* _Written exercise_
Give every line back verbatim, dropping all images.

* _Information shown_
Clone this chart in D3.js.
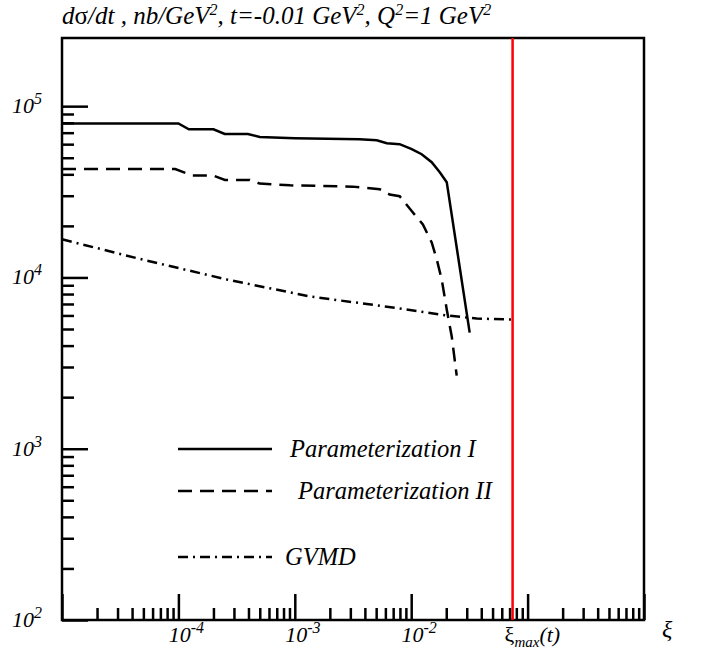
<!doctype html>
<html>
<head>
    <meta charset="UTF-8">
    <title>dsigma/dt</title>
    <script src="https://d3js.org/d3.v7.min.js"></script>
    <style>
        body { margin: 0; background: #fff; }
        text { font-family: "Liberation Serif", "DejaVu Serif", serif; font-style: italic; fill: #000; }
    </style>
</head>
<body>
    <svg width="705" height="658"></svg>
    <script>
        // Parameterization I
        var xiI = [1e-5, 1e-4, 1.23e-4, 2.0e-4, 2.5e-4, 3.95e-4, 5.0e-4, 1.0e-3, 3.6e-3, 5.06e-3, 6.17e-3, 7.96e-3, 1.01e-2, 1.23e-2, 1.5e-2, 1.76e-2, 2.02e-2, 3.18e-2];
        var sigI = [79200, 79200, 73300, 73300, 68800, 68800, 66100, 65000, 64100, 63200, 60800, 60000, 56100, 52400, 47100, 41100, 36000, 4760];
        // Parameterization II
        var xiII = [1e-5, 9.4e-5, 1.31e-4, 1.98e-4, 2.51e-4, 4.1e-4, 5.0e-4, 9.1e-4, 3.15e-3, 5.37e-3, 6.53e-3, 7.96e-3, 1.03e-2, 1.26e-2, 1.5e-2, 1.66e-2, 1.83e-2, 2.02e-2, 2.23e-2, 2.46e-2];
        var sigII = [42900, 42900, 39400, 39400, 37100, 37100, 35300, 34500, 33900, 32700, 30500, 29800, 24000, 20400, 16000, 12700, 9700, 6500, 4520, 2670];
        // GVMD
        var xiG = [1e-5, 4.95e-5, 2.61e-4, 1.35e-3, 6.93e-3, 2.02e-2, 3.65e-2, 7.3e-2];
        var sigG = [16700, 12700, 9730, 7740, 6680, 6000, 5750, 5680];

        var xiMax = 0.0743;
        var xTickExps = [-4, -3, -2];
        var yTickExps = [2, 3, 4, 5];
        var legendNames = ["Parameterization I", "Parameterization II", "GVMD"];

        var svg = d3.select("svg");
        var pL = 62, pR = 644, pT = 38, pB = 620;

        var x = d3.scaleLog().domain([1e-5, 1]).range([pL, pR]);
        var y = d3.scaleLog().domain([100, 2.5e5]).range([pB, pT]);

        // ticks (inward)
        var xMajor = [], xMinor = [];
        for (var e = -5; e <= 0; e++) {
            xMajor.push(Math.pow(10, e));
            if (e < 0) for (var k = 2; k <= 9; k++) xMinor.push(k * Math.pow(10, e));
        }
        var yMajor = [], yMinor = [];
        for (var e = 2; e <= 5; e++) {
            yMajor.push(Math.pow(10, e));
            if (e < 5) for (var k = 2; k <= 9; k++) yMinor.push(k * Math.pow(10, e));
        }

        function tickAxis(axis) {
            var g = svg.append("g").call(axis);
            g.select(".domain").remove();
            g.selectAll("line").attr("stroke", "#000").attr("stroke-width", 2.5);
            g.selectAll("text").remove();
            return g;
        }
        tickAxis(d3.axisBottom(x).tickValues(xMajor).tickSize(-26)).attr("transform", "translate(0," + pB + ")");
        tickAxis(d3.axisBottom(x).tickValues(xMinor).tickSize(-12)).attr("transform", "translate(0," + pB + ")");
        tickAxis(d3.axisLeft(y).tickValues(yMajor).tickSize(-26)).attr("transform", "translate(" + pL + ",0)");
        tickAxis(d3.axisLeft(y).tickValues(yMinor).tickSize(-12)).attr("transform", "translate(" + pL + ",0)");

        // frame
        svg.append("rect").attr("x", pL).attr("y", pT).attr("width", pR - pL).attr("height", pB - pT)
            .attr("fill", "none").attr("stroke", "#000").attr("stroke-width", 2.5);

        // xi_max line
        svg.append("line").attr("x1", x(xiMax)).attr("x2", x(xiMax)).attr("y1", pT).attr("y2", pB)
            .attr("stroke", "#ff0000").attr("stroke-width", 2.5);

        // curves
        var line = d3.line().x(function (d) { return x(d[0]); }).y(function (d) { return y(d[1]); });
        var styles = ["none", "14,8", "10,5,2,5"];
        var series = [d3.zip(xiI, sigI), d3.zip(xiII, sigII), d3.zip(xiG, sigG)];
        series.forEach(function (s, i) {
            svg.append("path").datum(s).attr("d", line)
                .attr("fill", "none").attr("stroke", "#000").attr("stroke-width", 2.5)
                .attr("stroke-dasharray", styles[i]);
        });

        // tick labels
        yTickExps.forEach(function (p) {
            var t = svg.append("text").attr("x", 12).attr("y", y(Math.pow(10, p)) + 7).attr("font-size", 22);
            t.append("tspan").text("10");
            t.append("tspan").attr("dy", -9).attr("font-size", 16).text(p);
        });
        xTickExps.forEach(function (p) {
            var t = svg.append("text").attr("x", x(Math.pow(10, p)) + 8).attr("y", 642).attr("font-size", 22)
                .attr("text-anchor", "middle");
            t.append("tspan").text("10");
            t.append("tspan").attr("dy", -9).attr("font-size", 16).text(p);
        });
        var xm = svg.append("text").attr("x", x(xiMax) - 8).attr("y", 642).attr("font-size", 22);
        xm.append("tspan").attr("font-style", "normal").text("ξ");
        xm.append("tspan").attr("dy", 5).attr("font-size", 15).text("max");
        xm.append("tspan").attr("dy", -5).text("(t)");
        svg.append("text").attr("x", 662).attr("y", 637).attr("font-size", 24).attr("font-style", "normal").text("ξ");

        // title
        var title = svg.append("text").attr("x", 62).attr("y", 24).attr("font-size", 25);
        title.append("tspan").text("d");
        title.append("tspan").attr("font-style", "normal").text("σ");
        title.append("tspan").text("/dt , nb/GeV");
        title.append("tspan").attr("dy", -9).attr("font-size", 16).text("2");
        title.append("tspan").attr("dy", 9).text(", t=-0.01 GeV");
        title.append("tspan").attr("dy", -9).attr("font-size", 16).text("2");
        title.append("tspan").attr("dy", 9).text(", Q");
        title.append("tspan").attr("dy", -9).attr("font-size", 16).text("2");
        title.append("tspan").attr("dy", 9).text("=1 GeV");
        title.append("tspan").attr("dy", -9).attr("font-size", 16).text("2");

        // legend
        var legY = [449, 491, 557];
        var legTx = [290, 298, 285];
        legendNames.forEach(function (n, i) {
            svg.append("line").attr("x1", 178).attr("x2", 272).attr("y1", legY[i]).attr("y2", legY[i])
                .attr("stroke", "#000").attr("stroke-width", 2.5).attr("stroke-dasharray", styles[i]);
            svg.append("text").attr("x", legTx[i]).attr("y", legY[i] + 8).attr("font-size", 24.5).text(n);
        });
    </script>
</body>
</html>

* _Answer_
Clone this chart in D3.js.
<!doctype html>
<html>
<head>
    <meta charset="UTF-8">
    <title>dsigma/dt</title>
    <script src="https://d3js.org/d3.v7.min.js"></script>
    <style>
        body { margin: 0; background: #fff; }
        text { font-family: "Liberation Serif", "DejaVu Serif", serif; font-style: italic; fill: #000; }
    </style>
</head>
<body>
    <svg width="705" height="658"></svg>
    <script>
        // Parameterization I
        var xiI = [1e-5, 1e-4, 1.23e-4, 2.0e-4, 2.5e-4, 3.95e-4, 5.0e-4, 1.0e-3, 3.6e-3, 5.06e-3, 6.17e-3, 7.96e-3, 1.01e-2, 1.23e-2, 1.5e-2, 1.76e-2, 2.02e-2, 3.18e-2];
        var sigI = [79200, 79200, 73300, 73300, 68800, 68800, 66100, 65000, 64100, 63200, 60800, 60000, 56100, 52400, 47100, 41100, 36000, 4760];
        // Parameterization II
        var xiII = [1e-5, 9.4e-5, 1.31e-4, 1.98e-4, 2.51e-4, 4.1e-4, 5.0e-4, 9.1e-4, 3.15e-3, 5.37e-3, 6.53e-3, 7.96e-3, 1.03e-2, 1.26e-2, 1.5e-2, 1.66e-2, 1.83e-2, 2.02e-2, 2.23e-2, 2.46e-2];
        var sigII = [42900, 42900, 39400, 39400, 37100, 37100, 35300, 34500, 33900, 32700, 30500, 29800, 24000, 20400, 16000, 12700, 9700, 6500, 4520, 2670];
        // GVMD
        var xiG = [1e-5, 4.95e-5, 2.61e-4, 1.35e-3, 6.93e-3, 2.02e-2, 3.65e-2, 7.3e-2];
        var sigG = [16700, 12700, 9730, 7740, 6680, 6000, 5750, 5680];

        var xiMax = 0.0743;
        var xTickExps = [-4, -3, -2];
        var yTickExps = [2, 3, 4, 5];
        var legendNames = ["Parameterization I", "Parameterization II", "GVMD"];

        var svg = d3.select("svg");
        var pL = 62, pR = 644, pT = 38, pB = 620;

        var x = d3.scaleLog().domain([1e-5, 1]).range([pL, pR]);
        var y = d3.scaleLog().domain([100, 2.5e5]).range([pB, pT]);

        // ticks (inward)
        var xMajor = [], xMinor = [];
        for (var e = -5; e <= 0; e++) {
            xMajor.push(Math.pow(10, e));
            if (e < 0) for (var k = 2; k <= 9; k++) xMinor.push(k * Math.pow(10, e));
        }
        var yMajor = [], yMinor = [];
        for (var e = 2; e <= 5; e++) {
            yMajor.push(Math.pow(10, e));
            if (e < 5) for (var k = 2; k <= 9; k++) yMinor.push(k * Math.pow(10, e));
        }

        function tickAxis(axis) {
            var g = svg.append("g").call(axis);
            g.select(".domain").remove();
            g.selectAll("line").attr("stroke", "#000").attr("stroke-width", 2.5);
            g.selectAll("text").remove();
            return g;
        }
        tickAxis(d3.axisBottom(x).tickValues(xMajor).tickSize(-26)).attr("transform", "translate(0," + pB + ")");
        tickAxis(d3.axisBottom(x).tickValues(xMinor).tickSize(-12)).attr("transform", "translate(0," + pB + ")");
        tickAxis(d3.axisLeft(y).tickValues(yMajor).tickSize(-26)).attr("transform", "translate(" + pL + ",0)");
        tickAxis(d3.axisLeft(y).tickValues(yMinor).tickSize(-12)).attr("transform", "translate(" + pL + ",0)");

        // frame
        svg.append("rect").attr("x", pL).attr("y", pT).attr("width", pR - pL).attr("height", pB - pT)
            .attr("fill", "none").attr("stroke", "#000").attr("stroke-width", 2.5);

        // xi_max line
        svg.append("line").attr("x1", x(xiMax)).attr("x2", x(xiMax)).attr("y1", pT).attr("y2", pB)
            .attr("stroke", "#ff0000").attr("stroke-width", 2.5);

        // curves
        var line = d3.line().x(function (d) { return x(d[0]); }).y(function (d) { return y(d[1]); });
        var styles = ["none", "14,8", "10,5,2,5"];
        var series = [d3.zip(xiI, sigI), d3.zip(xiII, sigII), d3.zip(xiG, sigG)];
        series.forEach(function (s, i) {
            svg.append("path").datum(s).attr("d", line)
                .attr("fill", "none").attr("stroke", "#000").attr("stroke-width", 2.5)
                .attr("stroke-dasharray", styles[i]);
        });

        // tick labels
        yTickExps.forEach(function (p) {
            var t = svg.append("text").attr("x", 12).attr("y", y(Math.pow(10, p)) + 7).attr("font-size", 22);
            t.append("tspan").text("10");
            t.append("tspan").attr("dy", -9).attr("font-size", 16).text(p);
        });
        xTickExps.forEach(function (p) {
            var t = svg.append("text").attr("x", x(Math.pow(10, p)) + 8).attr("y", 642).attr("font-size", 22)
                .attr("text-anchor", "middle");
            t.append("tspan").text("10");
            t.append("tspan").attr("dy", -9).attr("font-size", 16).text(p);
        });
        var xm = svg.append("text").attr("x", x(xiMax) - 8).attr("y", 642).attr("font-size", 22);
        xm.append("tspan").attr("font-style", "normal").text("ξ");
        xm.append("tspan").attr("dy", 5).attr("font-size", 15).text("max");
        xm.append("tspan").attr("dy", -5).text("(t)");
        svg.append("text").attr("x", 662).attr("y", 637).attr("font-size", 24).attr("font-style", "normal").text("ξ");

        // title
        var title = svg.append("text").attr("x", 62).attr("y", 24).attr("font-size", 25);
        title.append("tspan").text("d");
        title.append("tspan").attr("font-style", "normal").text("σ");
        title.append("tspan").text("/dt , nb/GeV");
        title.append("tspan").attr("dy", -9).attr("font-size", 16).text("2");
        title.append("tspan").attr("dy", 9).text(", t=-0.01 GeV");
        title.append("tspan").attr("dy", -9).attr("font-size", 16).text("2");
        title.append("tspan").attr("dy", 9).text(", Q");
        title.append("tspan").attr("dy", -9).attr("font-size", 16).text("2");
        title.append("tspan").attr("dy", 9).text("=1 GeV");
        title.append("tspan").attr("dy", -9).attr("font-size", 16).text("2");

        // legend
        var legY = [449, 491, 557];
        var legTx = [290, 298, 285];
        legendNames.forEach(function (n, i) {
            svg.append("line").attr("x1", 178).attr("x2", 272).attr("y1", legY[i]).attr("y2", legY[i])
                .attr("stroke", "#000").attr("stroke-width", 2.5).attr("stroke-dasharray", styles[i]);
            svg.append("text").attr("x", legTx[i]).attr("y", legY[i] + 8).attr("font-size", 24.5).text(n);
        });
    </script>
</body>
</html>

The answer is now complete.